Short problem: Write every line out verbatim and omit the pictures.

---------------

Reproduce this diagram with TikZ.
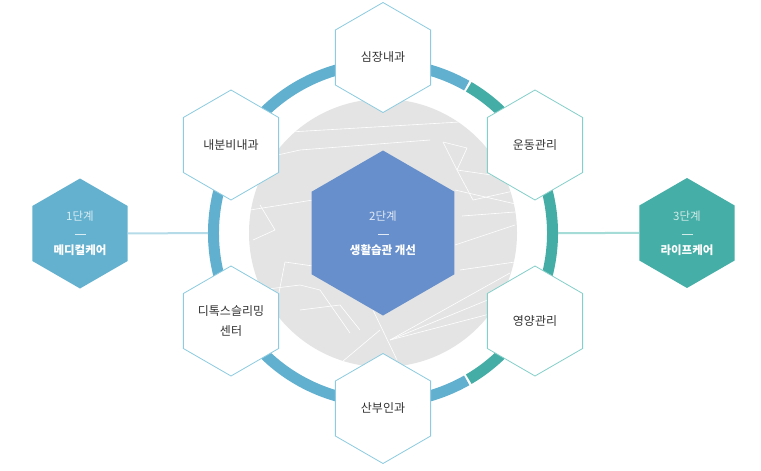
\documentclass[tikz,border=0pt]{standalone}
\usepackage{fontspec}
\setmainfont{Noto Sans CJK KR}
\usetikzlibrary{shapes.geometric}

\definecolor{ringblue}{HTML}{62B0CF}
\definecolor{ringteal}{HTML}{44ADA5}
\definecolor{hexblue}{HTML}{64B1CF}
\definecolor{hexteal}{HTML}{45AEA6}
\definecolor{hexmid}{HTML}{678FCB}
\definecolor{discgray}{HTML}{E4E4E4}
\definecolor{edgeblue}{HTML}{8CCBE0}
\definecolor{edgeteal}{HTML}{85CFC9}
\definecolor{linkblue}{HTML}{B6DBE8}
\definecolor{linkteal}{HTML}{A6DCD8}
\definecolor{labeltext}{HTML}{333333}

\tikzset{
  hexbase/.style  = {regular polygon, regular polygon sides=6, shape border rotate=30,
                     inner sep=0pt, align=center, font=\fontsize{12}{20.5}\selectfont},
  dept/.style     = {hexbase, minimum size=110pt, fill=white, draw=edgeblue,
                     line width=0.8pt, text=labeltext},
  deptr/.style    = {dept, draw=edgeteal},
  stage/.style    = {hexbase, minimum size=110pt, text=white, font=\fontsize{11.5}{18}\selectfont},
  core/.style     = {hexbase, minimum size=165pt, fill=hexmid, text=white,
                     font=\fontsize{11.5}{18}\selectfont},
  ring/.style     = {line width=11pt},
  link/.style     = {line width=2pt},
  crack/.style    = {white, line width=0.6pt}
}

\newcommand{\steptag}[2]{\textcolor{#1}{#2}\\\textcolor{#1}{\rule[3.5pt]{11pt}{0.7pt}}}

\begin{document}
\begin{tikzpicture}[x=1pt, y=-1pt]
 \useasboundingbox[fill=white] (0,0) rectangle (761,471);

 % gray disc with cracks
 \coordinate (c) at (383,233);
 \fill[discgray] (c) circle[radius=134];
 \begin{scope}
  \clip (c) circle[radius=134];
  \draw[crack] (290,132) -- (460,122) -- (520,118);
  \draw[crack] (255,160) -- (300,150) -- (430,140);
  \draw[crack] (443,142) -- (467,148) -- (457,170) -- (473,200) -- (518,190);
  \draw[crack] (443,142) -- (457,170) -- (512,178);
  \draw[crack] (455,190) -- (520,205);
  \draw[crack] (462,216) -- (515,212);
  \draw[crack] (455,245) -- (515,225);
  \draw[crack] (460,270) -- (515,262);
  \draw[crack] (250,210) -- (313,200);
  \draw[crack] (260,205) -- (275,230) -- (253,240);
  \draw[crack] (285,262) -- (313,266);
  \draw[crack] (285,262) -- (273,323);
  \draw[crack] (260,290) -- (300,285) -- (320,290) -- (350,333);
  \draw[crack] (300,310) -- (340,305) -- (360,330);
  \draw[crack] (373,310) -- (397,360);
  \draw[crack] (390,340) -- (510,273);
  \draw[crack] (390,340) -- (512,290);
  \draw[crack] (390,340) -- (505,310);
  \draw[crack] (380,330) -- (330,372);
 \end{scope}

 % outer ring
 \draw[ring, ringblue] (c) ++(60.4:169.5) arc[start angle=60.4, end angle=299.6, radius=169.5];
 \draw[ring, ringteal] (c) ++(-59.6:169.5) arc[start angle=-59.6, end angle=59.6, radius=169.5];

 % stages
 \node[core] (care2) at (c) {\steptag{white!80!hexmid}{2단계}\\[-2pt]\textbf{생활습관 개선}};
 \node[stage, fill=hexblue] (care1) at (80,233.5) {\steptag{white!75!hexblue}{1단계}\\[-2pt]\textbf{메디컬케어}};
 \node[stage, fill=hexteal] (care3) at (687,233) {\steptag{white!75!hexteal}{3단계}\\[-2pt]\textbf{라이프케어}};

 \coordinate (ringW) at (208,233);
 \coordinate (ringE) at (558,233);
 \draw[link, linkblue] (care1.east) -- (ringW);
 \draw[link, linkteal] (ringE) -- (care3.west);

 % departments
 \node[dept]  (heart)  at (383,57.5)  {심장내과};
 \node[deptr] (sport)  at (535,145)   {운동관리};
 \node[deptr] (food)   at (535,321)   {영양관리};
 \node[dept]  (obgyn)  at (383,408.5) {산부인과};
 \node[dept]  (detox)  at (231,321)   {디톡스슬리밍\\센터};
 \node[dept]  (endo)   at (231,145)   {내분비내과};
\end{tikzpicture}
\end{document}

---------------

Completed task:
Reproduce this diagram with TikZ.
\documentclass[tikz,border=0pt]{standalone}
\usepackage{fontspec}
\setmainfont{Noto Sans CJK KR}
\usetikzlibrary{shapes.geometric}

\definecolor{ringblue}{HTML}{62B0CF}
\definecolor{ringteal}{HTML}{44ADA5}
\definecolor{hexblue}{HTML}{64B1CF}
\definecolor{hexteal}{HTML}{45AEA6}
\definecolor{hexmid}{HTML}{678FCB}
\definecolor{discgray}{HTML}{E4E4E4}
\definecolor{edgeblue}{HTML}{8CCBE0}
\definecolor{edgeteal}{HTML}{85CFC9}
\definecolor{linkblue}{HTML}{B6DBE8}
\definecolor{linkteal}{HTML}{A6DCD8}
\definecolor{labeltext}{HTML}{333333}

\tikzset{
  hexbase/.style  = {regular polygon, regular polygon sides=6, shape border rotate=30,
                     inner sep=0pt, align=center, font=\fontsize{12}{20.5}\selectfont},
  dept/.style     = {hexbase, minimum size=110pt, fill=white, draw=edgeblue,
                     line width=0.8pt, text=labeltext},
  deptr/.style    = {dept, draw=edgeteal},
  stage/.style    = {hexbase, minimum size=110pt, text=white, font=\fontsize{11.5}{18}\selectfont},
  core/.style     = {hexbase, minimum size=165pt, fill=hexmid, text=white,
                     font=\fontsize{11.5}{18}\selectfont},
  ring/.style     = {line width=11pt},
  link/.style     = {line width=2pt},
  crack/.style    = {white, line width=0.6pt}
}

\newcommand{\steptag}[2]{\textcolor{#1}{#2}\\\textcolor{#1}{\rule[3.5pt]{11pt}{0.7pt}}}

\begin{document}
\begin{tikzpicture}[x=1pt, y=-1pt]
 \useasboundingbox[fill=white] (0,0) rectangle (761,471);

 % gray disc with cracks
 \coordinate (c) at (383,233);
 \fill[discgray] (c) circle[radius=134];
 \begin{scope}
  \clip (c) circle[radius=134];
  \draw[crack] (290,132) -- (460,122) -- (520,118);
  \draw[crack] (255,160) -- (300,150) -- (430,140);
  \draw[crack] (443,142) -- (467,148) -- (457,170) -- (473,200) -- (518,190);
  \draw[crack] (443,142) -- (457,170) -- (512,178);
  \draw[crack] (455,190) -- (520,205);
  \draw[crack] (462,216) -- (515,212);
  \draw[crack] (455,245) -- (515,225);
  \draw[crack] (460,270) -- (515,262);
  \draw[crack] (250,210) -- (313,200);
  \draw[crack] (260,205) -- (275,230) -- (253,240);
  \draw[crack] (285,262) -- (313,266);
  \draw[crack] (285,262) -- (273,323);
  \draw[crack] (260,290) -- (300,285) -- (320,290) -- (350,333);
  \draw[crack] (300,310) -- (340,305) -- (360,330);
  \draw[crack] (373,310) -- (397,360);
  \draw[crack] (390,340) -- (510,273);
  \draw[crack] (390,340) -- (512,290);
  \draw[crack] (390,340) -- (505,310);
  \draw[crack] (380,330) -- (330,372);
 \end{scope}

 % outer ring
 \draw[ring, ringblue] (c) ++(60.4:169.5) arc[start angle=60.4, end angle=299.6, radius=169.5];
 \draw[ring, ringteal] (c) ++(-59.6:169.5) arc[start angle=-59.6, end angle=59.6, radius=169.5];

 % stages
 \node[core] (care2) at (c) {\steptag{white!80!hexmid}{2단계}\\[-2pt]\textbf{생활습관 개선}};
 \node[stage, fill=hexblue] (care1) at (80,233.5) {\steptag{white!75!hexblue}{1단계}\\[-2pt]\textbf{메디컬케어}};
 \node[stage, fill=hexteal] (care3) at (687,233) {\steptag{white!75!hexteal}{3단계}\\[-2pt]\textbf{라이프케어}};

 \coordinate (ringW) at (208,233);
 \coordinate (ringE) at (558,233);
 \draw[link, linkblue] (care1.east) -- (ringW);
 \draw[link, linkteal] (ringE) -- (care3.west);

 % departments
 \node[dept]  (heart)  at (383,57.5)  {심장내과};
 \node[deptr] (sport)  at (535,145)   {운동관리};
 \node[deptr] (food)   at (535,321)   {영양관리};
 \node[dept]  (obgyn)  at (383,408.5) {산부인과};
 \node[dept]  (detox)  at (231,321)   {디톡스슬리밍\\센터};
 \node[dept]  (endo)   at (231,145)   {내분비내과};
\end{tikzpicture}
\end{document}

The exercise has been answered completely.